To keep Ukraine secure without NATO would mean Ukraine’s allies funding a million-man army, including troop “contingents” from Western nations as peacekeepers or reinforcements, funding missile systems to keep the skies clear, and Ukraine acquiring its own nuclear deterrent.

He said, per the Piers Morgan show’s translation: “If not NATO, we will need to sustain a million [man] army, but the hundreds of thousands that we have will not be enough, they are on the offense and we do not have enough… That is huge money… so that’s why I think NATO is the cheapest option. If not NATO, then we must [build] this huge army with huge money, that means contingents from our partners, and undoubtedly that is a big deterrence missile package against the Ruskis”.

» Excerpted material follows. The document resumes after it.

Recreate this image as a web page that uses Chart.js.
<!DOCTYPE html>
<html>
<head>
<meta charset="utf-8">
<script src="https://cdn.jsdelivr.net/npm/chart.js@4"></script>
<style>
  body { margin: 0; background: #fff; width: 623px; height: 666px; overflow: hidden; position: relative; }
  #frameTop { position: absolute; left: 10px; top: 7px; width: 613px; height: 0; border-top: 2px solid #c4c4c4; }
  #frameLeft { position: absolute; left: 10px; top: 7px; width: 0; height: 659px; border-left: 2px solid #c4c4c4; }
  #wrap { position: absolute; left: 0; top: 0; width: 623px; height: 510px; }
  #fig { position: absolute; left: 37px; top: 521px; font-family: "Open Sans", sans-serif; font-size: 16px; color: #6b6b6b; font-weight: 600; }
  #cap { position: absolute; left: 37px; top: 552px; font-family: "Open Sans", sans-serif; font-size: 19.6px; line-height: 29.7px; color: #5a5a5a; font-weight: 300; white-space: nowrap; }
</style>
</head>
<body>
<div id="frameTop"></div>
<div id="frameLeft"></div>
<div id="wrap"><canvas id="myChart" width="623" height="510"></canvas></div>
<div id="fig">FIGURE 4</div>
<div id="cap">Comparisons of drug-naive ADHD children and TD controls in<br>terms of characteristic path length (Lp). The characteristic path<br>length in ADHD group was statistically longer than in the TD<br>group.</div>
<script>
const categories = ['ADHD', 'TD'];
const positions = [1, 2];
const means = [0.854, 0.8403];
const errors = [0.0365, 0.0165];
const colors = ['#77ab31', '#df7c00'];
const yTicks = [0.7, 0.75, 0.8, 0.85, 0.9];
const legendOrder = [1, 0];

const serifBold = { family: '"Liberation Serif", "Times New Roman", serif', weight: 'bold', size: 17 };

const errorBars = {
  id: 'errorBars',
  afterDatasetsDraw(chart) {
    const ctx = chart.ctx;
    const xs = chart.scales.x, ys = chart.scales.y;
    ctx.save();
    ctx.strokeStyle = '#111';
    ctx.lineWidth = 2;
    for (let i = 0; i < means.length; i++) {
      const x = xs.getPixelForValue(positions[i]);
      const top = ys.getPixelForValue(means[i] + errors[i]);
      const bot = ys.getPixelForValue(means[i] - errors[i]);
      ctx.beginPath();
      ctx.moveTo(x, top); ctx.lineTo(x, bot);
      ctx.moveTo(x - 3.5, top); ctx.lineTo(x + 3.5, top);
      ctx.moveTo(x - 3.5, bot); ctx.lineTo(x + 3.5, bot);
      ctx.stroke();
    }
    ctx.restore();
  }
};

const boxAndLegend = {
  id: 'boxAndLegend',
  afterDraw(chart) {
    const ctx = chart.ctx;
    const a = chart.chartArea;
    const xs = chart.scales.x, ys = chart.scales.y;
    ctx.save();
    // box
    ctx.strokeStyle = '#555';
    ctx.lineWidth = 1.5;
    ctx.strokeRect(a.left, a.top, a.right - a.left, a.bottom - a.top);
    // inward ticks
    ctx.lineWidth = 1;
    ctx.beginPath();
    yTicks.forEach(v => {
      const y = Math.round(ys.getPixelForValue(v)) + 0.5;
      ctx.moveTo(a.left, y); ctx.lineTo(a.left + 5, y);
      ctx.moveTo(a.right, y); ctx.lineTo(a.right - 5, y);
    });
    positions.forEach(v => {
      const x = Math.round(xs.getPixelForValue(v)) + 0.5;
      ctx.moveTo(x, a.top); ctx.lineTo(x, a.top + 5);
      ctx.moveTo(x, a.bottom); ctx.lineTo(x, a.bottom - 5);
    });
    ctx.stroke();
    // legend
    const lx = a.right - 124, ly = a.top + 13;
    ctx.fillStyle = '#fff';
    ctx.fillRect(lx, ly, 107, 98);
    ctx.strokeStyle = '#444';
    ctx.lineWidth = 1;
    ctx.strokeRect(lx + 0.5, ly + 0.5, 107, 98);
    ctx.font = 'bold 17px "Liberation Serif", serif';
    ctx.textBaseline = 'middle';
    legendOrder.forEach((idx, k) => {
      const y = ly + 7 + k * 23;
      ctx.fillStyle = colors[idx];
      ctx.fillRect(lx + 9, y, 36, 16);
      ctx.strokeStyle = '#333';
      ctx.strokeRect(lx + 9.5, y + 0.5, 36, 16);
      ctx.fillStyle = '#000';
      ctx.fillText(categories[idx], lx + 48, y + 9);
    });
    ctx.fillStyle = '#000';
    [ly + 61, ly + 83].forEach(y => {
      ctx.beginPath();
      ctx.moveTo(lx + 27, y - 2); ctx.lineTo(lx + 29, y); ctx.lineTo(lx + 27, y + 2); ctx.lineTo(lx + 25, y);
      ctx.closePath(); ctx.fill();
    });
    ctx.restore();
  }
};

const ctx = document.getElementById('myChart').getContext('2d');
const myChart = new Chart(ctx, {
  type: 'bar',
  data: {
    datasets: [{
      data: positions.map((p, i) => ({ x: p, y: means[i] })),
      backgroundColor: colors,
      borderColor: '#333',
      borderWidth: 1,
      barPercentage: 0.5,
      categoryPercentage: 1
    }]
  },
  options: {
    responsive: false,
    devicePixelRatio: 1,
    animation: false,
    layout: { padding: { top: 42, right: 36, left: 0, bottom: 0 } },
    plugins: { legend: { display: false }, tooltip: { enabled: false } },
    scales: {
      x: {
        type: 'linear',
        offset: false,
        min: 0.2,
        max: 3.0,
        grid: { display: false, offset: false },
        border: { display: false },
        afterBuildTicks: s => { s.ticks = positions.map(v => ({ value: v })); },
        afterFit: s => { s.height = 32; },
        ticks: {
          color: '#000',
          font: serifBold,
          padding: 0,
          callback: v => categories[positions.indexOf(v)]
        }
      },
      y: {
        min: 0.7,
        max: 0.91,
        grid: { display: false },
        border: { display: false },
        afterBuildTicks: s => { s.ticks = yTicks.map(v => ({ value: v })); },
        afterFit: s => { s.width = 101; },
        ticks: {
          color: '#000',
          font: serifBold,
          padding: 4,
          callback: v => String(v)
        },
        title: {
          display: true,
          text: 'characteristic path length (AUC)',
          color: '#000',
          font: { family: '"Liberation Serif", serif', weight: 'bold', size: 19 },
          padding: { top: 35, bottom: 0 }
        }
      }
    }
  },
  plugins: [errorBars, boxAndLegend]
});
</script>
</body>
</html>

Even if NATO membership was still a possibility in the future but delayed for years or even decades, Zelensky said he would still need such security guarantees. The President continued: “Which support package, which missiles? Will we be given nuclear weapons? Let them give us nuclear weapons… Give us back nuclear arms, give us missile systems, partners help us finance the one-million army, move your contingent on the part of our state where we want the stability of the situation. So the people have tranquillity.”

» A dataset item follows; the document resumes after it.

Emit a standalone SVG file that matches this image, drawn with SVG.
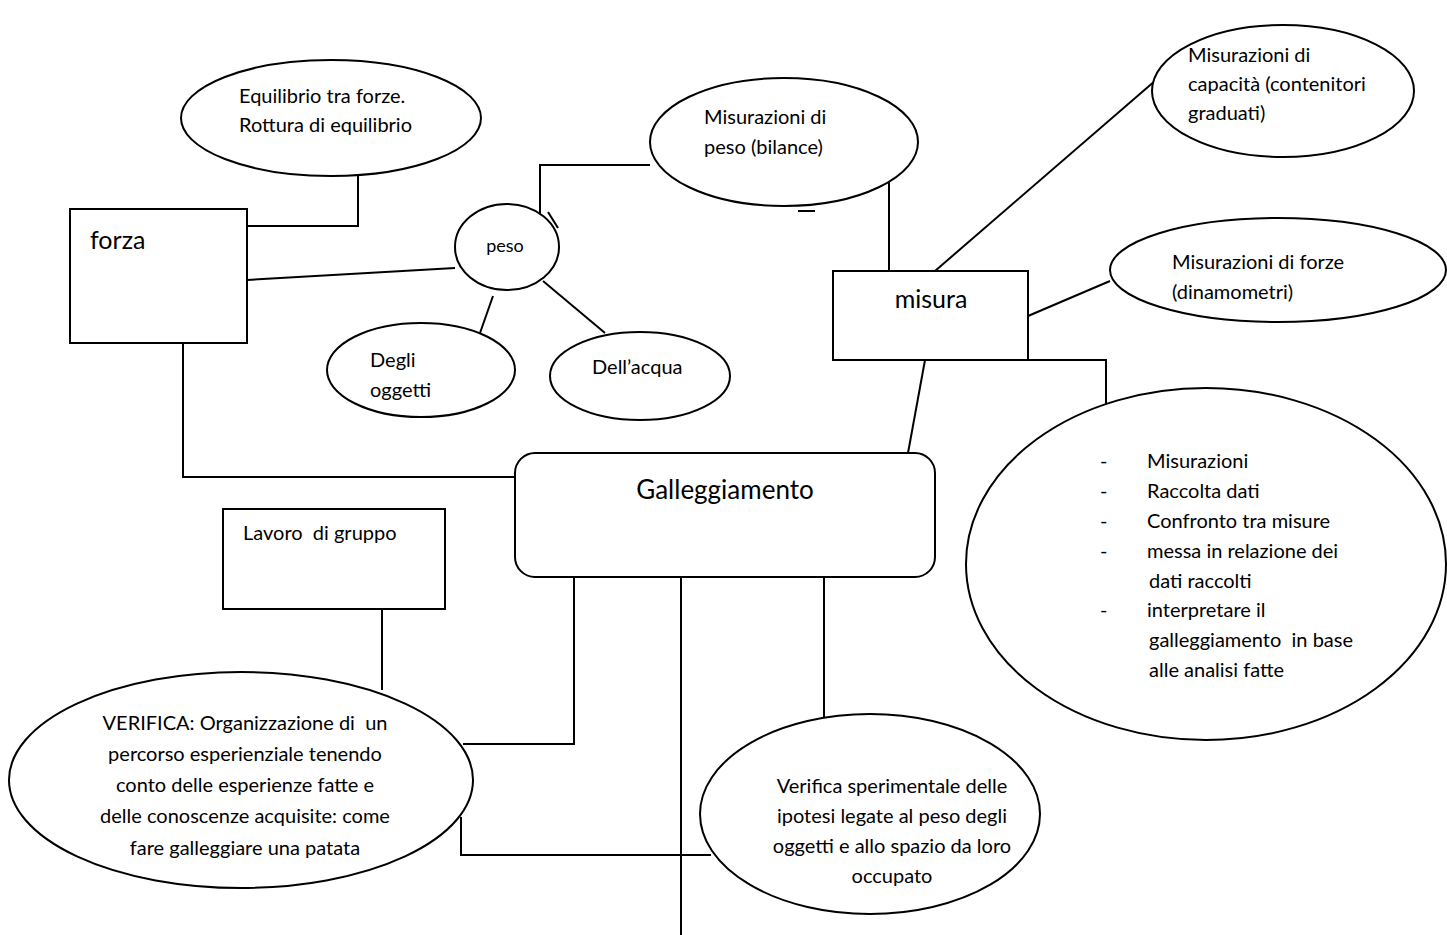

Zelensky also mourned the decision in the 1990s for Ukraine to relinquish its massive Cold War-era stocks of nuclear weapons, inherited from the Soviet Union, which he said had been forced on his country by Russia, the United States, and the United Kingdom deciding for them. He told Morgan that Russia would never have dared invade had Ukraine remained a nuclear power and lamented: “Our nuclear weapons were exchanged for nothing… We lost protection, our security guarantees. Those were our security guarantees.”

Ukraine should have demanded NATO membership in return for giving up its nuclear weapons at the time, Zelensky said.

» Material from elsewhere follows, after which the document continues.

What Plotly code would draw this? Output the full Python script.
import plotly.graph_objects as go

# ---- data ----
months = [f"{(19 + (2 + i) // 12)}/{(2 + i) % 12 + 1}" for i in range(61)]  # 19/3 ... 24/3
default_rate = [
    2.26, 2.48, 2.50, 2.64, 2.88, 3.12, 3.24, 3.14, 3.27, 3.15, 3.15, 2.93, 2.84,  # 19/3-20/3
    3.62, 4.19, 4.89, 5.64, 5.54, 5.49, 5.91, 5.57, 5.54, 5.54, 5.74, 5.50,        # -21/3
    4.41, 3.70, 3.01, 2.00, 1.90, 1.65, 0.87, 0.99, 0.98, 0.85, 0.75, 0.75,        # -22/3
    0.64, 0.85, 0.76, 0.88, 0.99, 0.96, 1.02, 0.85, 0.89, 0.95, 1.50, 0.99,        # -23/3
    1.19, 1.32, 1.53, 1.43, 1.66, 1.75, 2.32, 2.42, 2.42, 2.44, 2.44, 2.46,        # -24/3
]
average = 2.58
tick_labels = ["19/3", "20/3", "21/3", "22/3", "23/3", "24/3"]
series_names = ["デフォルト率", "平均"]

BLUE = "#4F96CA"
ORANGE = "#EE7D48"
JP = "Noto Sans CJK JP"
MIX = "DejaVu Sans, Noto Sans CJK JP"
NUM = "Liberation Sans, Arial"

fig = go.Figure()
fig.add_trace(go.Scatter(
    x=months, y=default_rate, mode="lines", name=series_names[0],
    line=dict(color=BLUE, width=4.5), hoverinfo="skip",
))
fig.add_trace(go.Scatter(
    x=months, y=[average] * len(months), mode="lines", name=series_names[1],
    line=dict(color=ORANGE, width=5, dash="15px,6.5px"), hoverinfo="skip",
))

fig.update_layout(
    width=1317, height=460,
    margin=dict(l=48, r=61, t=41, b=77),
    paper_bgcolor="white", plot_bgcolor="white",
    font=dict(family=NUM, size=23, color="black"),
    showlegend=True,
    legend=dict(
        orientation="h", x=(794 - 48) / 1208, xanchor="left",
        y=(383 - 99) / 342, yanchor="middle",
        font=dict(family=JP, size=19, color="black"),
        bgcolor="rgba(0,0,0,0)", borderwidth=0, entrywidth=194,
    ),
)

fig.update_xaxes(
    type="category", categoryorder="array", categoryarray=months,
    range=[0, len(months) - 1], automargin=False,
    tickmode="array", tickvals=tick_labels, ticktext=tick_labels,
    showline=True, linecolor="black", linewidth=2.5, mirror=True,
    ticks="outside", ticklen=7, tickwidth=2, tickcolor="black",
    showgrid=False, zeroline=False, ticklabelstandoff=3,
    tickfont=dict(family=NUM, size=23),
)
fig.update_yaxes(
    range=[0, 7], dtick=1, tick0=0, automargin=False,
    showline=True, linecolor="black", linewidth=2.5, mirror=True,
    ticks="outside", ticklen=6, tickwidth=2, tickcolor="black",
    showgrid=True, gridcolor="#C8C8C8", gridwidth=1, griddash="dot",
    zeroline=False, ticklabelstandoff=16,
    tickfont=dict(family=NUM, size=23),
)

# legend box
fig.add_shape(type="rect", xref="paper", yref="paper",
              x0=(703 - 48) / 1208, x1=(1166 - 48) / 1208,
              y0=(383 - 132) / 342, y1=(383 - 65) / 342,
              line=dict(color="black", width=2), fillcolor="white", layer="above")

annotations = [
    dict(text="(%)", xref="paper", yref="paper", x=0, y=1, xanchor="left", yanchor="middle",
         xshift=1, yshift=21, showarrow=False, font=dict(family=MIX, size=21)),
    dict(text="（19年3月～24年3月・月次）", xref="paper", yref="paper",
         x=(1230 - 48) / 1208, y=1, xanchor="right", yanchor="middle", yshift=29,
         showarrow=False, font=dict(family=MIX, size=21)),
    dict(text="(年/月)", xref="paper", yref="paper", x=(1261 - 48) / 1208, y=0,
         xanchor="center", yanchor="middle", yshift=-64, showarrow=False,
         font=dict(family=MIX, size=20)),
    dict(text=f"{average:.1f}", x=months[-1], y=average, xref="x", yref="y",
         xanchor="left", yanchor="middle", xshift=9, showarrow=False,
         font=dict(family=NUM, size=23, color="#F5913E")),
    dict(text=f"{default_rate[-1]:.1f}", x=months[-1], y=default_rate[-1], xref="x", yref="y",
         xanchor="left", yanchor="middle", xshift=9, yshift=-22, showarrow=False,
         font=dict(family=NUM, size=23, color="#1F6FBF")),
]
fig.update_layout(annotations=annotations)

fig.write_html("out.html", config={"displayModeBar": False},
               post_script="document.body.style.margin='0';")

The strident remarks demanding nuclear warheads as a NATO membership consolation prize are not by far the only time the Ukrainian leader has talked about acquiring the weapons in recent months. Indeed, in November, a reportedly leaked internal Ukrainian document postulated that even if the nation’s Western supporters didn’t want to share the technology with President Zelensky, Ukrainian scientists could easily build an indigenous nuclear weapon out of spent fuel rods from the nation’s considerable civil nuclear power fleet.

Last month, Zelensky said it was “absolutely stupid, illogical, and very irresponsible” to have given up its nuclear weapons, and that Ukraine would not be trusting of vague promises in future. He said then: “Almost everything depends on what we Ukrainians are able to secure to protect ourselves, because we will not make the mistakes of the past again”.

Meanwhile, Ukraine faces off against a very real nuclear power, and one which has not been shy about threatening to use its arsenal repeatedly since day one. Many of these threats have been against Ukraine’s international sponsors as a means to discourage their continued involvement in the conflict, and while the West has followed a general policy of slow-walking fresh tranches of support out of fear of ‘escalation’, the deterrent effect does not appear to have been particular pronounced so far.